Energy firm Ecotricity wants to develop a commercial Searaser for testing off Falmouth in Cornwall and put hundreds around the coast in five years.
Dale Vince of Ecotricity said the potential was "enormous".
The Searaser machine works by using wave energy to pump water up to container tanks and the water is then released to a hydro-electric turbine.
Searaser is the brainchild of British engineer Alvin Smith from Dartmouth.
He came up with the idea about 10 years ago while he was playing with an inflatable ball in a swimming pool.
Searaser pumps seawater using a vertical piston between two buoys - one on the surface of the water, the other suspended underwater and tethered to a weight on the seabed.
As the ocean swell moves the buoys up and down, the piston works like a bicycle pump to send seawater through a pipe to an onshore turbine to produce electricity or to a coastal storage reservoir.
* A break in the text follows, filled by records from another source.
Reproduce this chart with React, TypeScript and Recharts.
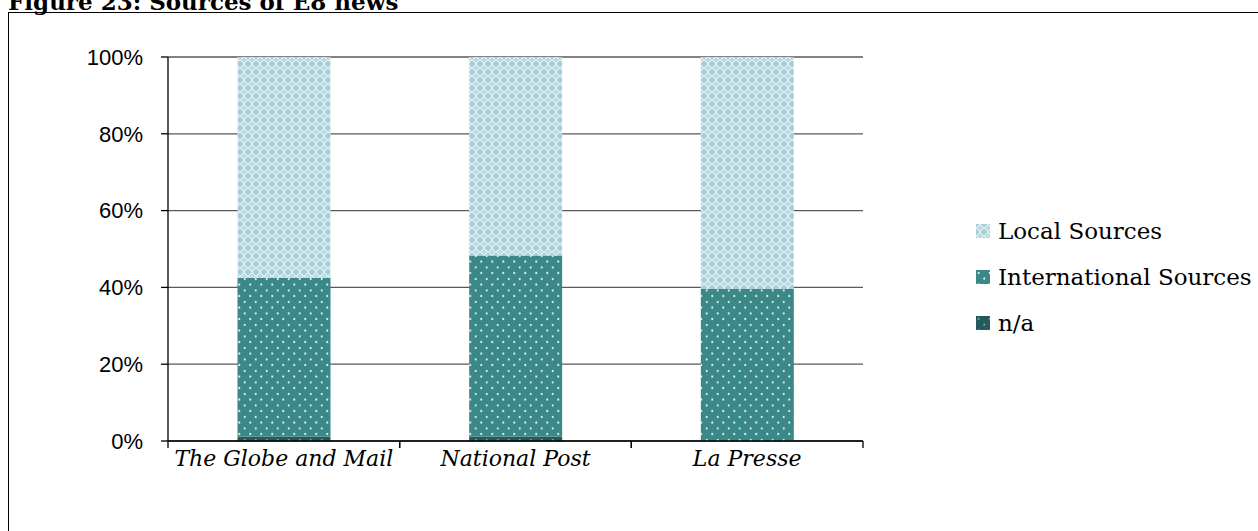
import { BarChart, Bar, XAxis, YAxis, CartesianGrid, Legend } from "recharts";

// share of E8 news items by source, percent of each paper's total
const papers = ["The Globe and Mail", "National Post", "La Presse"];
const naShare = [1.2, 1.2, 0];
const internationalShare = [41.3, 47.1, 39.6];
const localShare = [57.5, 51.7, 60.4];
const yTicks = [0, 20, 40, 60, 80, 100];

const data = papers.map((paper, i) => ({
  paper,
  na: naShare[i],
  international: internationalShare[i],
  local: localShare[i],
}));

const legendOrder = ["local", "international", "na"];
const patternFor: Record<string, string> = {
  local: "url(#patLocal)",
  international: "url(#patIntl)",
  na: "url(#patNa)",
};

const TICK_SIZE = 7;
const TICK_GAP = 2;

function PaperTick(props: any) {
  const { x, y, payload } = props;
  const half = payload?.offset ?? 0;
  const axisY = y - TICK_SIZE - TICK_GAP;
  return (
    <g>
      <line x1={x - half} x2={x - half} y1={axisY} y2={axisY + TICK_SIZE} stroke="#000" strokeWidth={1.3} />
      <line x1={x + half} x2={x + half} y1={axisY} y2={axisY + TICK_SIZE} stroke="#000" strokeWidth={1.3} />
      <text
        x={x}
        y={y}
        dy="0.71em"
        textAnchor="middle"
        fill="#000"
        fontFamily="'DejaVu Serif', serif"
        fontStyle="italic"
        fontSize={22}
      >
        {payload.value}
      </text>
    </g>
  );
}

function SourceLegend({ payload }: any) {
  const items = [...(payload || [])].sort(
    (a: any, b: any) => legendOrder.indexOf(a.dataKey) - legendOrder.indexOf(b.dataKey)
  );
  return (
    <div>
      {items.map((entry: any) => (
        <div key={entry.dataKey} style={{ display: "flex", alignItems: "center", height: 46 }}>
          <svg width={14} height={14} style={{ marginRight: 8 }}>
            <rect width={14} height={14} fill={patternFor[entry.dataKey]} />
          </svg>
          <span style={{ fontFamily: "'DejaVu Serif', serif", fontSize: 23, color: "#000" }}>{entry.value}</span>
        </div>
      ))}
    </div>
  );
}

export default function App() {
  return (
    <div style={{ position: "absolute", left: 0, top: 0, width: 1258, height: 531, overflow: "hidden", background: "#fff" }}>
      <div
        style={{
          position: "absolute",
          left: 8,
          top: -10,
          fontFamily: "'DejaVu Serif', serif",
          fontWeight: "bold",
          fontSize: 23,
          lineHeight: "23px",
          whiteSpace: "nowrap",
        }}
      >
        Figure 23: Sources of E8 news
      </div>
      <div
        style={{
          position: "absolute",
          left: 8,
          top: 12,
          width: 1300,
          height: 600,
          border: "1.3px solid #000",
        }}
      />
      <div style={{ position: "absolute", left: 0, top: 0 }}>
        <BarChart
          width={1258}
          height={531}
          data={data}
          margin={{ top: 57, right: 395, bottom: 50, left: 8 }}
          barCategoryGap="30%"
        >
          <defs>
            <pattern id="patLocal" width={8} height={8} patternUnits="userSpaceOnUse">
              <rect width={8} height={8} fill="#a6ced8" />
              <path d="M4 0.5 L7.5 4 L4 7.5 L0.5 4 Z" fill="none" stroke="#ffffff" strokeOpacity={0.75} strokeWidth={1.2} />
              <circle cx={4} cy={4} r={0.9} fill="#ffffff" fillOpacity={0.6} />
            </pattern>
            <pattern id="patIntl" width={11} height={11.5} patternUnits="userSpaceOnUse">
              <rect width={11} height={11.5} fill="#3b8889" />
              <circle cx={2.75} cy={2.9} r={1.1} fill="#ffffff" fillOpacity={0.9} />
              <circle cx={8.25} cy={8.6} r={1.1} fill="#ffffff" fillOpacity={0.9} />
            </pattern>
            <pattern id="patNa" width={11} height={11.5} patternUnits="userSpaceOnUse">
              <rect width={11} height={11.5} fill="#245a5c" />
              <circle cx={2.75} cy={2.9} r={1} fill="#ffffff" fillOpacity={0.5} />
              <circle cx={8.25} cy={8.6} r={1} fill="#ffffff" fillOpacity={0.5} />
            </pattern>
          </defs>
          <CartesianGrid vertical={false} stroke="#595959" strokeWidth={1.3} />
          <XAxis
            dataKey="paper"
            tick={<PaperTick />}
            tickLine={false}
            tickSize={TICK_SIZE}
            tickMargin={TICK_GAP}
            axisLine={{ stroke: "#000", strokeWidth: 1.3 }}
            height={40}
            interval={0}
          />
          <YAxis
            domain={[0, 100]}
            ticks={yTicks}
            tickFormatter={(v) => `${v}%`}
            width={160}
            tickSize={TICK_SIZE}
            tickMargin={18}
            tickLine={{ stroke: "#000", strokeWidth: 1.3 }}
            axisLine={{ stroke: "#000", strokeWidth: 1.3 }}
            tick={{ fill: "#000", fontSize: 22, fontFamily: "'Liberation Sans', Arial, sans-serif" }}
          />
          <Legend
            layout="vertical"
            verticalAlign="middle"
            align="center"
            content={<SourceLegend />}
            wrapperStyle={{ position: "absolute", left: 976, top: 208, width: 280 }}
          />
          <Bar dataKey="na" name="n/a" stackId="s" fill={patternFor.na} isAnimationActive={false} />
          <Bar dataKey="international" name="International Sources" stackId="s" fill={patternFor.international} isAnimationActive={false} />
          <Bar dataKey="local" name="Local Sources" stackId="s" fill={patternFor.local} isAnimationActive={false} />
        </BarChart>
      </div>
    </div>
  );
}
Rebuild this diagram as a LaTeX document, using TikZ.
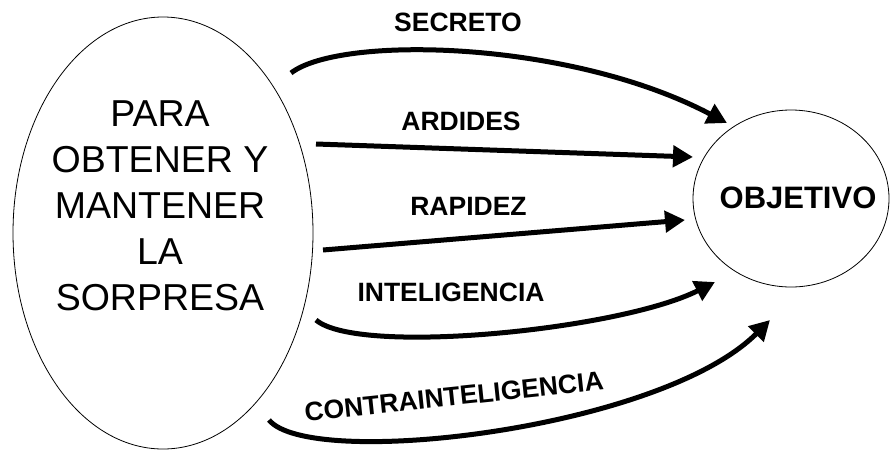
\documentclass[tikz,border=0pt]{standalone}
\usepackage{fontspec}
\setmainfont{Liberation Sans}
\usetikzlibrary{arrows.meta,positioning,shapes.geometric}

\begin{document}
\begin{tikzpicture}[x=1pt,y=-1pt,
      circulo/.style={draw=black,ellipse,line width=.8pt,inner sep=0pt},
      flecha/.style={draw=black,line width=5pt,-{Triangle[length=20pt,width=21pt]}},
      etiqueta/.style={font=\fontsize{26.5}{30}\selectfont\bfseries,inner sep=0pt}
    ]
    \useasboundingbox (0,0) rectangle (890,450);

    \node[circulo,minimum width=300pt,minimum height=432pt] (sorpresa) at (163,233) {};
    \node[circulo,minimum width=196pt,minimum height=177pt] (objetivo) at (791,198.5) {};

    \node[align=center,inner sep=0pt,font=\fontsize{37.5}{46}\selectfont] (sorpresatxt) at (160,206)
      {PARA\\OBTENER Y\\MANTENER\\LA\\SORPRESA};
    \node[font=\fontsize{31}{36}\selectfont\bfseries,inner sep=0pt] (objetivotxt) at (798,197.5) {OBJETIVO};

    \node[etiqueta] (secreto) at (458,22) {SECRETO};
    \node[etiqueta] (ardides) at (461,121) {ARDIDES};
    \node[etiqueta] (rapidez) at (468.5,206) {RAPIDEZ};
    \node[etiqueta] (inteligencia) at (451,292) {INTELIGENCIA};
    \node[etiqueta,rotate=6] (contra) at (454,396.5) {CONTRAINTELIGENCIA};

    % free ends of the arrows
    \coordinate (secreto-a) at (291,73);
    \coordinate (secreto-b) at (727,123);
    \coordinate (ardides-a) at (316,144);
    \coordinate (ardides-b) at (693,157);
    \coordinate (rapidez-a) at (323,250);
    \coordinate (rapidez-b) at (685,220);
    \coordinate (inteligencia-a) at (316,320);
    \coordinate (inteligencia-b) at (715,282);
    \coordinate (contra-a) at (269,420);
    \coordinate (contra-b) at (770,320);

    \path[flecha] (secreto-a) .. controls (340,35) and (570,40) .. (secreto-b);
    \path[flecha] (ardides-a) -- (ardides-b);
    \path[flecha] (rapidez-a) -- (rapidez-b);
    \path[flecha] (inteligencia-a) .. controls (358,356) and (620,330) .. (inteligencia-b);
    \path[flecha] (contra-a) .. controls (310,470) and (660,430) .. (contra-b);
  \end{tikzpicture}
\end{document}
It can then be released through a generator as required.
Mr Smith: "There are over 150 reservoirs on our cliff tops already around the south west.
"A lot of these are becoming available.
"The tanks can be large or the size of a family swimming pool."
He said that a full size machine would be about 1m wide and 12m deep and cost up to £250,000.
The ideal site for machines would be in water about 25m deep near a cliff face.
He is hoping the test machine will be installed off Falmouth in Cornwall by the end of the year.
An area off Falmouth, called the Fabtest site, has been designated in 2011 for wave testing machines.
Another test machine could be sited off Portland in Dorset where a reservoir is available.
The machines would protrude about 1m above sea level.
Mr Smith said: "There would be no trawling around them but there would be no trouble with line fishing or lobster pots.
"We might even increase the habitat because weights holding them onto the seabed are quite big and they can induce more life in the sea."
Ecotricity believes Searaser addresses two of the biggest barriers to the deployment of renewable energy, cost and variable output.
Mr Vince said: "We believe Searaser has the potential to produce electricity at a lower cost than any other type of energy, not just other forms of renewable energy but all 'conventional' forms of energy too."
It believes that 200 sites could generate enough energy to power about 230,000 homes.